I found that this soap does not lather very much.  I personally prefer more lather.  It also takes a while for this soap to get hard.  It initially gets hard enough to un-molded, but it takes a while to get harder.


Anonymous said...

I love the fact that you used a pick in your soap making. It is amazing the ideas we come up with as a very special group.

I'll Pour said...

Thank you1

Amy Warden said...

What a fun soap!! I bet it smells amazing!! I'm really surprised that it turned that dark - I wonder if it has to do with the peels and rinds of the lemon & lime, or the annatto?

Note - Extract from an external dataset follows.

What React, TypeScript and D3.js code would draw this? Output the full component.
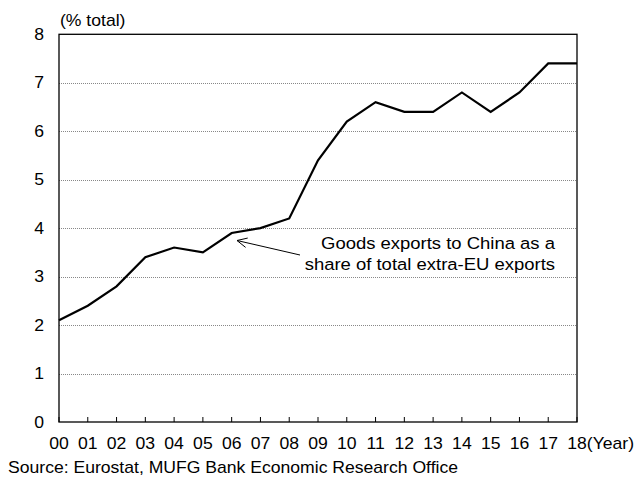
import React from "react";
import * as d3 from "d3";

const years = ["00","01","02","03","04","05","06","07","08","09","10","11","12","13","14","15","16","17","18"];
const shareValues = [2.1, 2.4, 2.8, 3.4, 3.6, 3.5, 3.9, 4.0, 4.2, 5.4, 6.2, 6.6, 6.4, 6.4, 6.8, 6.4, 6.8, 7.4, 7.4];
const yTicks = [0, 1, 2, 3, 4, 5, 6, 7, 8];
const annotationLines = ["Goods exports to China as a", "share of total extra-EU exports"];
const yUnit = "(% total)";
const xUnit = "(Year)";
const sourceText = "Source: Eurostat, MUFG Bank Economic Research Office";

const W = 638, H = 477;
const L = 59, R = 577, T = 34.3, B = 422;
const FONT = "'Liberation Sans', Arial, sans-serif";
const FS = 16;
const SX = 1.1;

function T2({ x, y, anchor = "start", fs = FS, children }: { x: number; y: number; anchor?: string; fs?: number; children: React.ReactNode }) {
  return (
    <g transform={`translate(${x},${y}) scale(${SX},1)`}>
      <text x={0} y={0} textAnchor={anchor as any} fontFamily={FONT} fontSize={fs} fill="#000">{children}</text>
    </g>
  );
}

export default function App() {
  const x = d3.scalePoint<string>().domain(years).range([L, R]);
  const y = d3.scaleLinear().domain([0, 8]).range([B, T]);
  const line = d3.line<number>().x((_, i) => x(years[i])!).y(d => y(d));
  const lastX = x(years[years.length - 1])!;
  const lastHalf = (0.556 * FS * SX);

  // arrow geometry
  const ax0 = 300, ay0 = 255, ax1 = 237, ay1 = 240.5;
  const ang = Math.atan2(ay0 - ay1, ax0 - ax1);
  const hl = 11, ha = 0.45;
  const p1 = [ax1 + hl * Math.cos(ang + ha), ay1 + hl * Math.sin(ang + ha)];
  const p2 = [ax1 + hl * Math.cos(ang - ha), ay1 + hl * Math.sin(ang - ha)];

  return (
    <svg width={W} height={H} style={{ position: "absolute", left: 0, top: 0, background: "#fff" }}>
      <rect x={0} y={0} width={W} height={H} fill="#fff" />
      {yTicks.filter(t => t > 0 && t < 8).map(t => (
        <line key={t} x1={L} x2={R} y1={Math.round(y(t)) + 0.5} y2={Math.round(y(t)) + 0.5} stroke="#888" strokeWidth={1} strokeDasharray="1,1" />
      ))}
      <rect x={L} y={T} width={R - L} height={B - T} fill="none" stroke="#000" strokeWidth={1.3} />
      {years.map(yr => (
        <line key={yr} x1={x(yr)!} x2={x(yr)!} y1={B} y2={B - 5} stroke="#000" strokeWidth={1} />
      ))}
      {yTicks.map(t => (
        <T2 key={t} x={44} y={y(t) + 5.5} anchor="end">{t}</T2>
      ))}
      {years.map(yr => (
        <T2 key={yr} x={x(yr)!} y={449} anchor="middle">{yr}</T2>
      ))}
      <T2 x={lastX + lastHalf} y={449}>{xUnit}</T2>
      <T2 x={60} y={26}>{yUnit}</T2>
      <T2 x={8} y={473}>{sourceText}</T2>
      <path d={line(shareValues)!} fill="none" stroke="#000" strokeWidth={2.2} strokeLinejoin="miter" />
      {annotationLines.map((s, i) => (
        <T2 key={i} x={555} y={249 + i * 21} anchor="end" fs={16.8}>{s}</T2>
      ))}
      <line x1={ax0} y1={ay0} x2={ax1} y2={ay1} stroke="#000" strokeWidth={1} />
      <polyline points={`${p1[0]},${p1[1]} ${ax1},${ay1} ${p2[0]},${p2[1]}`} fill="none" stroke="#000" strokeWidth={1} />
    </svg>
  );
}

Maybe it will lighten as it cures?

Debi Olsen said...

Your soap turned out fabulous! I love your creative combing technique. I'll have to put some of my unused combs to use now!

Debi Olsen said...
This comment has been removed by the author.
I'll Pour said...

Thank you. I think we have many tools around the house that would work for soap, we just have to think soap 24/7.

I'll Pour said...

Amy, I put very little annatto powder in it, but I usually infuse annatto in oil when I use it.

Lisa said...

Hi Dawn - I laughed when you said you made a big batch with a new fragrance and recipe - you sound like me!
I like that you blended up the whole lemon. It makes me want to try that!

Unknown said...

Interesting that you used the whole lemon. I saw a tutorial online doing that exact same thing and the soap never set up. I'm glad it did for you. I'm going through a phase where I'm using lots of citrus scents in my soaps, so I'm possitive I would love the way yours smels :-) Nice job!

I'll Pour said...

Anna and Lisa,

Yes, I used the whole lemon. It set up well initially, however it is not a real hard bar of soap. I think it needs to cure longer than most soaps. It does not produce high lather either.